Kendra's reply? A sheepish grin and a "thanks" to her point guard.

Bias herself had a banner day of her own that musn't be overlooked either. She ended with 20 points, a career-high 12 assists and four steals. Donohoe finished with 17 points, six rebounds, four assists and three steals. McIntyre put up 13 points and seven boards and Lindsey Keller added 10 points for the Cowgirls. A true team effort on night of offensive explosions.

Defensively, the Cowgirls limited Rice's best player, Jessica Kuster, to seven total touches. In her last outing, Kuster cranked out 22 points and 18 rebounds. Against OSU, she was limited to seven points on 2-of-7 shooting and nine rebounds in 35 minutes of play. No Rice player reached double-digit scoring in the outing.

"Kuster is an outstanding player that came off 22 points, 18 rebounds in the last game," Budke said of the Owls. "I think keeping her touches to a minimum forced other people to shoot shots they didn't necessarily want to shoot. I think that was a big key. I don't think you stop her one-on-one, you stop her with great team defense, and I think that's what we did today."

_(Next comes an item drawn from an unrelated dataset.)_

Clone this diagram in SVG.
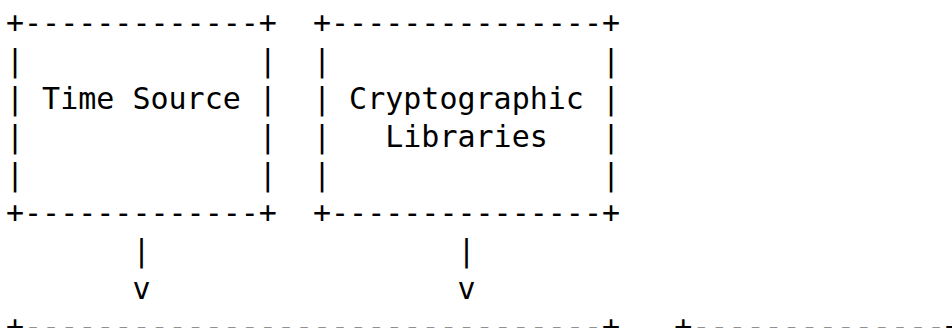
<svg xmlns="http://www.w3.org/2000/svg" width="952" height="328" viewBox="0 0 952 328">
<style>
  text { font-family: "DejaVu Sans Mono", "Liberation Mono", monospace; font-size: 30px; fill: #000; white-space: pre; }
</style>
<rect x="0" y="0" width="952" height="328" fill="#fff"/>
<g id="time-source" xml:space="preserve">
  <text x="6" y="33">+-------------+</text>
  <text x="6" y="71">|             |</text>
  <text x="6" y="109">| Time Source |</text>
  <text x="6" y="147">|             |</text>
  <text x="6" y="185">|             |</text>
  <text x="6" y="223">+-------------+</text>
</g>
<g id="crypto-libraries" xml:space="preserve">
  <text x="313" y="33">+---------------+</text>
  <text x="313" y="71">|               |</text>
  <text x="313" y="109">| Cryptographic |</text>
  <text x="313" y="147">|   Libraries   |</text>
  <text x="313" y="185">|               |</text>
  <text x="313" y="223">+---------------+</text>
</g>
<g id="bottom-left-box" xml:space="preserve">
  <text x="6" y="337">+--------------------------------+</text>
</g>
<g id="bottom-right-box" xml:space="preserve">
  <text x="674.2" y="337">+--------------+</text>
</g>
<g id="connectors" xml:space="preserve">
  <text x="132.4" y="261">|</text>
  <text x="132.4" y="299">v</text>
  <text x="457.5" y="261">|</text>
  <text x="457.5" y="299">v</text>
</g>
</svg>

OSU dominated in nearly every facet of the game, outrebounding Rice 51-33, outshooting Rice 54.8% to 30.3%, outassisting Rice 24-11, outhustling Rice 54-16 for points in the paint. A nice way to start the season.

Up next for the Cowgirls is a WNBA-style schedule - back-to-back games over the weekend against Grambling State and Texas-Arlington. While this isn't ideal for the Cowgirls, Budke hopes his depth will be a key, particularly when suiting up a player short (junior Toni Young will miss these two contests as well).

"When you try to put this pre-conference schedule together, people think it's easy," Budke addressed the OSU schedule. "It is ridiculous how hard it is to squeeze in 11 games into a very short window when it's not finals, when it's not pre-finals and so it's just going to happen like that. I don't really like it, but hopefully we have the depth to survive it."